____ Dataset excerpt
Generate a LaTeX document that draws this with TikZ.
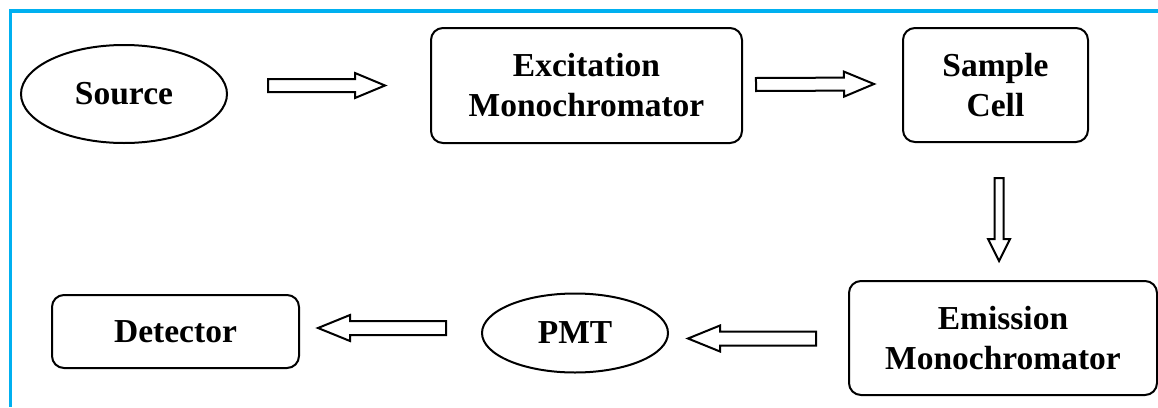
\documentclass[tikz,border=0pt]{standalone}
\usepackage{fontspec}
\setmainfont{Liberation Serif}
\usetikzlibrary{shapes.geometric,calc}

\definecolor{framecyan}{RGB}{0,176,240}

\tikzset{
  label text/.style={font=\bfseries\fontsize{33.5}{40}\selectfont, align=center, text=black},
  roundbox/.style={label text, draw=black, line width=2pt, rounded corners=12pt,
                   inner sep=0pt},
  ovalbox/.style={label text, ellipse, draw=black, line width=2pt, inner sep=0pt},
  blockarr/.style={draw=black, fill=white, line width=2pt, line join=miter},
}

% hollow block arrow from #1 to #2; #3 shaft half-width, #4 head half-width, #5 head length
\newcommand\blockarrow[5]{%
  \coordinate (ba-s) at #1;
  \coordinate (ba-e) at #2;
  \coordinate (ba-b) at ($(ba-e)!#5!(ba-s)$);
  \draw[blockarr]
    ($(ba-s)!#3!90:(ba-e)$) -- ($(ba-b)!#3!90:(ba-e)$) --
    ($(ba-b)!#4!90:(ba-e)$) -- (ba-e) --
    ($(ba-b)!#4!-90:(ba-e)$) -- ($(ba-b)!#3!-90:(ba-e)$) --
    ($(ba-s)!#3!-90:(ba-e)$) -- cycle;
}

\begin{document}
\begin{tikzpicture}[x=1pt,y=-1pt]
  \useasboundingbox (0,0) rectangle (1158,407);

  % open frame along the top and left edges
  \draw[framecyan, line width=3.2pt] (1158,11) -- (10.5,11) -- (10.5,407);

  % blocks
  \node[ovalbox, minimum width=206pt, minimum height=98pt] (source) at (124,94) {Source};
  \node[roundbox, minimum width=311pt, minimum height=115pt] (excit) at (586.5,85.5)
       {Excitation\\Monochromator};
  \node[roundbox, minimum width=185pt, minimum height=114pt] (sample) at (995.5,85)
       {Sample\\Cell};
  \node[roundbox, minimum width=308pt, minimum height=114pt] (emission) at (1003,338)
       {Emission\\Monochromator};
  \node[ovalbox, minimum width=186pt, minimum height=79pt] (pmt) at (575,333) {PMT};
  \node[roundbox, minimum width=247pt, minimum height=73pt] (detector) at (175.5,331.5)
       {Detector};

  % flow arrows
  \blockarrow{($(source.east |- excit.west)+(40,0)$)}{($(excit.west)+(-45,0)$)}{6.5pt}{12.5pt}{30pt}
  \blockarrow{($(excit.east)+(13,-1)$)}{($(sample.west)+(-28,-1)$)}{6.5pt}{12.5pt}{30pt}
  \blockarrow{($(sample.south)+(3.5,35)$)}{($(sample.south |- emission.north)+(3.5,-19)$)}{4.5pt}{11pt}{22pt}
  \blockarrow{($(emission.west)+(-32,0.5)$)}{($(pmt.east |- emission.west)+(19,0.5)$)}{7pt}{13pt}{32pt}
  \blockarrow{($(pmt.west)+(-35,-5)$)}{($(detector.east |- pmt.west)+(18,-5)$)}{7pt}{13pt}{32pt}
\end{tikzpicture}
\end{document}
________
Except for the pictures, print the data above exactly.

◆ Full answer:
Generate a LaTeX document that draws this with TikZ.
\documentclass[tikz,border=0pt]{standalone}
\usepackage{fontspec}
\setmainfont{Liberation Serif}
\usetikzlibrary{shapes.geometric,calc}

\definecolor{framecyan}{RGB}{0,176,240}

\tikzset{
  label text/.style={font=\bfseries\fontsize{33.5}{40}\selectfont, align=center, text=black},
  roundbox/.style={label text, draw=black, line width=2pt, rounded corners=12pt,
                   inner sep=0pt},
  ovalbox/.style={label text, ellipse, draw=black, line width=2pt, inner sep=0pt},
  blockarr/.style={draw=black, fill=white, line width=2pt, line join=miter},
}

% hollow block arrow from #1 to #2; #3 shaft half-width, #4 head half-width, #5 head length
\newcommand\blockarrow[5]{%
  \coordinate (ba-s) at #1;
  \coordinate (ba-e) at #2;
  \coordinate (ba-b) at ($(ba-e)!#5!(ba-s)$);
  \draw[blockarr]
    ($(ba-s)!#3!90:(ba-e)$) -- ($(ba-b)!#3!90:(ba-e)$) --
    ($(ba-b)!#4!90:(ba-e)$) -- (ba-e) --
    ($(ba-b)!#4!-90:(ba-e)$) -- ($(ba-b)!#3!-90:(ba-e)$) --
    ($(ba-s)!#3!-90:(ba-e)$) -- cycle;
}

\begin{document}
\begin{tikzpicture}[x=1pt,y=-1pt]
  \useasboundingbox (0,0) rectangle (1158,407);

  % open frame along the top and left edges
  \draw[framecyan, line width=3.2pt] (1158,11) -- (10.5,11) -- (10.5,407);

  % blocks
  \node[ovalbox, minimum width=206pt, minimum height=98pt] (source) at (124,94) {Source};
  \node[roundbox, minimum width=311pt, minimum height=115pt] (excit) at (586.5,85.5)
       {Excitation\\Monochromator};
  \node[roundbox, minimum width=185pt, minimum height=114pt] (sample) at (995.5,85)
       {Sample\\Cell};
  \node[roundbox, minimum width=308pt, minimum height=114pt] (emission) at (1003,338)
       {Emission\\Monochromator};
  \node[ovalbox, minimum width=186pt, minimum height=79pt] (pmt) at (575,333) {PMT};
  \node[roundbox, minimum width=247pt, minimum height=73pt] (detector) at (175.5,331.5)
       {Detector};

  % flow arrows
  \blockarrow{($(source.east |- excit.west)+(40,0)$)}{($(excit.west)+(-45,0)$)}{6.5pt}{12.5pt}{30pt}
  \blockarrow{($(excit.east)+(13,-1)$)}{($(sample.west)+(-28,-1)$)}{6.5pt}{12.5pt}{30pt}
  \blockarrow{($(sample.south)+(3.5,35)$)}{($(sample.south |- emission.north)+(3.5,-19)$)}{4.5pt}{11pt}{22pt}
  \blockarrow{($(emission.west)+(-32,0.5)$)}{($(pmt.east |- emission.west)+(19,0.5)$)}{7pt}{13pt}{32pt}
  \blockarrow{($(pmt.west)+(-35,-5)$)}{($(detector.east |- pmt.west)+(18,-5)$)}{7pt}{13pt}{32pt}
\end{tikzpicture}
\end{document}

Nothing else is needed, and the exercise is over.